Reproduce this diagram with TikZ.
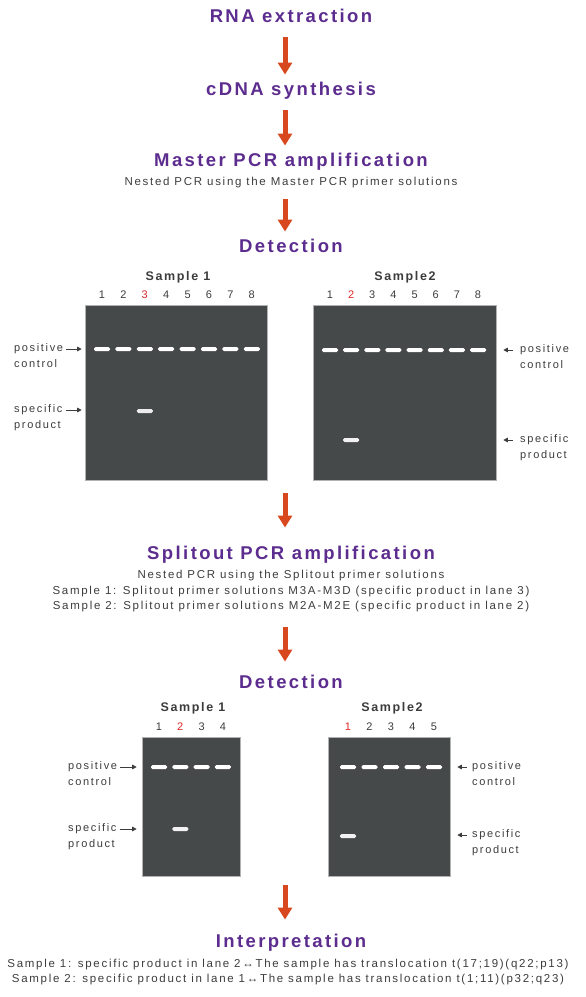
\documentclass[tikz,border=0pt]{standalone}
\usepackage{fontspec}
\setmainfont{Liberation Sans}
\newfontfamily\ttlfont[LetterSpace=13]{Liberation Sans Bold}
\newfontfamily\smlfont[LetterSpace=15]{Liberation Sans}
\usetikzlibrary{arrows.meta,positioning}
\definecolor{ttlpurple}{RGB}{92,44,142}
\definecolor{flowred}{RGB}{216,72,30}
\definecolor{gelgray}{RGB}{70,73,74}
\definecolor{lanered}{RGB}{222,40,40}
\definecolor{txtgray}{RGB}{60,60,60}

\begin{document}
\begin{tikzpicture}[x=1pt, y=-1pt,
    title/.style={font=\ttlfont\fontsize{18.5}{20}\selectfont, text=ttlpurple, text height=13pt, text depth=3.5pt, inner sep=0pt},
    note/.style={font=\smlfont\fontsize{11.5}{13}\selectfont, text=txtgray, text height=8pt, text depth=2.5pt, inner sep=0pt},
    flow/.style={draw=flowred, line width=5pt, -{Triangle[width=14pt,length=12pt]}},
    gel/.style={fill=gelgray, draw=gray!60, line width=0.6pt, inner sep=0pt},
    band/.style={fill=white, rounded corners=1.5pt},
    lane/.style={font=\smlfont\fontsize{11}{13}\selectfont, inner sep=0pt},
    sample/.style={font=\ttlfont\fontsize{12.5}{14}\selectfont, text=txtgray, inner sep=0pt},
    lbl/.style={font=\smlfont\fontsize{11}{12}\selectfont, text=txtgray, inner sep=0pt, text height=7.5pt, text depth=2pt},
    tick/.style={draw=txtgray, line width=0.8pt, -{Triangle[width=4.5pt,length=4.5pt]}}
]
    \useasboundingbox (0,0) rectangle (586,997);

    % 步骤
    \node[title] (rna) at (291,18) {RNA extraction};
    \node[title] (cdna) at (291,91) {cDNA synthesis};
    \node[title] (master) at (291,162) {Master PCR amplification};
    \node[note] (mastersub) at (291,183) {Nested PCR using the Master PCR primer solutions};
    \node[title] (det1) at (291,248) {Detection};

    \draw[flow, shorten <=11pt, shorten >=8pt] ([xshift=-6pt]rna.south) -- ([xshift=-6pt]cdna.north);
    \draw[flow, shorten <=11pt, shorten >=8pt] ([xshift=-6pt]cdna.south) -- ([xshift=-6pt]master.north);
    \draw[flow, shorten <=11pt, shorten >=8pt] ([xshift=-6pt]mastersub.south) -- ([xshift=-6pt]det1.north);

    % 凝胶 1 (Sample 1)
    \node[sample] (s1) at (178,277) {Sample 1};
    \node[gel, minimum width=182pt, minimum height=175pt] (gelA) at (176,392.5) {};
    \foreach \i/\c in {1/txtgray,2/txtgray,3/lanered,4/txtgray,5/txtgray,6/txtgray,7/txtgray,8/txtgray}
        \node[lane, text=\c] (gelAn\i) at (102+21.4*\i-21.4, 295) {\i};
    \foreach \i in {0,...,7}
        \fill[band] (94+21.4*\i, 347) rectangle ++(16,4);
    \fill[band, fill=white!85!gray] (136.8,409) rectangle ++(16,4);

    \node[lbl, anchor=west] (gelApc) at (14,349) {positive};
    \node[lbl, below=6pt of gelApc.south west, anchor=north west] (gelApc2) {control};
    \node[lbl, anchor=west] (gelAsp) at (14,410) {specific};
    \node[lbl, below=6pt of gelAsp.south west, anchor=north west] (gelAsp2) {product};
    \draw[tick, shorten <=3pt, shorten >=3pt] (gelApc.east) -- (gelApc.east -| gelA.west);
    \draw[tick, shorten <=3pt, shorten >=3pt] (gelAsp.east) -- (gelAsp.east -| gelA.west);

    % 凝胶 2 (Sample 2)
    \node[sample] (s2) at (405,277) {Sample2};
    \node[gel, minimum width=183pt, minimum height=175pt] (gelB) at (404.5,392.5) {};
    \foreach \i/\c in {1/txtgray,2/lanered,3/txtgray,4/txtgray,5/txtgray,6/txtgray,7/txtgray,8/txtgray}
        \node[lane, text=\c] (gelBn\i) at (330+21.15*\i-21.15, 295) {\i};
    \foreach \i in {0,...,7}
        \fill[band] (322+21.15*\i, 348) rectangle ++(16,4);
    \fill[band, fill=white!90!gray] (343.2,438) rectangle ++(16,4);

    \node[lbl, anchor=west] (gelBpc) at (520,350) {positive};
    \node[lbl, below=6pt of gelBpc.south west, anchor=north west] (gelBpc2) {control};
    \node[lbl, anchor=west] (gelBsp) at (520,440) {specific};
    \node[lbl, below=6pt of gelBsp.south west, anchor=north west] (gelBsp2) {product};
    \draw[tick, shorten <=7pt, shorten >=7pt] (gelBpc.west) -- (gelBpc.west -| gelB.east);
    \draw[tick, shorten <=7pt, shorten >=7pt] (gelBsp.west) -- (gelBsp.west -| gelB.east);

    % Splitout
    \coordinate (gelmid1) at (285,481);
    \node[title] (split) at (291,555) {Splitout PCR amplification};
    \node[note] (splitsub) at (291,576) {Nested PCR using the Splitout primer solutions};
    \node[note] (splitl1) at (291,592) {Sample 1: Splitout primer solutions M3A-M3D (specific product in lane 3)};
    \node[note] (splitl2) at (291,607) {Sample 2: Splitout primer solutions M2A-M2E (specific product in lane 2)};
    \node[title] (det2) at (291,684) {Detection};

    \draw[flow, shorten <=12pt, shorten >=19pt] (gelmid1) -- ([xshift=-6pt]split.north);
    \draw[flow, shorten <=15pt, shorten >=14pt] ([xshift=-6pt]splitl2.south) -- ([xshift=-6pt]det2.north);

    % 凝胶 3 (Sample 1)
    \node[sample] (s3) at (193,708) {Sample 1};
    \node[gel, minimum width=98pt, minimum height=139pt] (gelC) at (191,806.5) {};
    \foreach \i/\c in {1/txtgray,2/lanered,3/txtgray,4/txtgray}
        \node[lane, text=\c] (gelCn\i) at (159+21.3*\i-21.3, 727) {\i};
    \foreach \i in {0,...,3}
        \fill[band] (151+21.3*\i, 765) rectangle ++(16,4);
    \fill[band, fill=white!90!gray] (172.3,827) rectangle ++(16,4);

    \node[lbl, anchor=west] (gelCpc) at (68,767) {positive};
    \node[lbl, below=6pt of gelCpc.south west, anchor=north west] (gelCpc2) {control};
    \node[lbl, anchor=west] (gelCsp) at (68,829) {specific};
    \node[lbl, below=6pt of gelCsp.south west, anchor=north west] (gelCsp2) {product};
    \draw[tick, shorten <=3pt, shorten >=5pt] (gelCpc.east) -- (gelCpc.east -| gelC.west);
    \draw[tick, shorten <=3pt, shorten >=5pt] (gelCsp.east) -- (gelCsp.east -| gelC.west);

    % 凝胶 4 (Sample 2)
    \node[sample] (s4) at (392,708) {Sample2};
    \node[gel, minimum width=122pt, minimum height=139pt] (gelD) at (389,806.5) {};
    \foreach \i/\c in {1/lanered,2/txtgray,3/txtgray,4/txtgray,5/txtgray}
        \node[lane, text=\c] (gelDn\i) at (348+21.5*\i-21.5, 727) {\i};
    \foreach \i in {0,...,4}
        \fill[band] (340+21.5*\i, 765) rectangle ++(16,4);
    \fill[band, fill=white!90!gray] (340,834) rectangle ++(16,4);

    \node[lbl, anchor=west] (gelDpc) at (472,767) {positive};
    \node[lbl, below=6pt of gelDpc.south west, anchor=north west] (gelDpc2) {control};
    \node[lbl, anchor=west] (gelDsp) at (472,835) {specific};
    \node[lbl, below=6pt of gelDsp.south west, anchor=north west] (gelDsp2) {product};
    \draw[tick, shorten <=5pt, shorten >=7pt] (gelDpc.west) -- (gelDpc.west -| gelD.east);
    \draw[tick, shorten <=5pt, shorten >=7pt] (gelDsp.west) -- (gelDsp.west -| gelD.east);

    % Interpretation
    \coordinate (gelmid2) at (285,876);
    \node[title] (interp) at (291,943) {Interpretation};
    \node[note] (res1) at (288,965) {Sample 1: specific product in lane 2↔The sample has translocation t(17;19)(q22;p13)};
    \node[note] (res2) at (288,980) {Sample 2: specific product in lane 1↔The sample has translocation t(1;11)(p32;q23)};

    \draw[flow, shorten <=9pt, shorten >=15pt] (gelmid2) -- ([xshift=-6pt]interp.north);
\end{tikzpicture}
\end{document}
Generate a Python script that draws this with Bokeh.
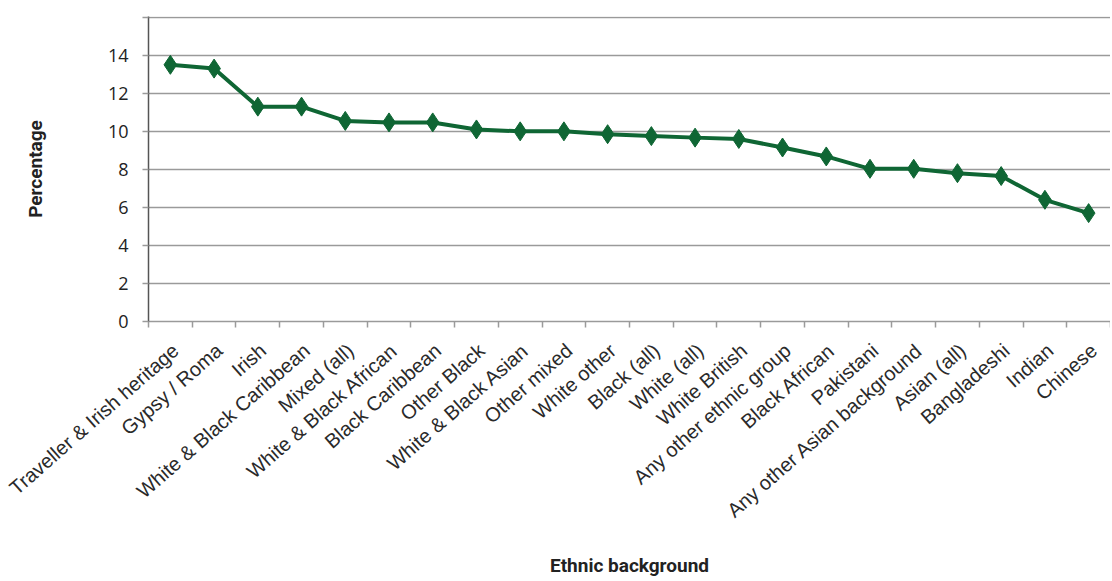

□ □ □

WHAT THE EXERCISE ASKS
Filter the records above for lines containing the word "this", and copy those lines.

REPLY
Reproduce this diagram with TikZ.
Generate a Python script that draws this with Bokeh.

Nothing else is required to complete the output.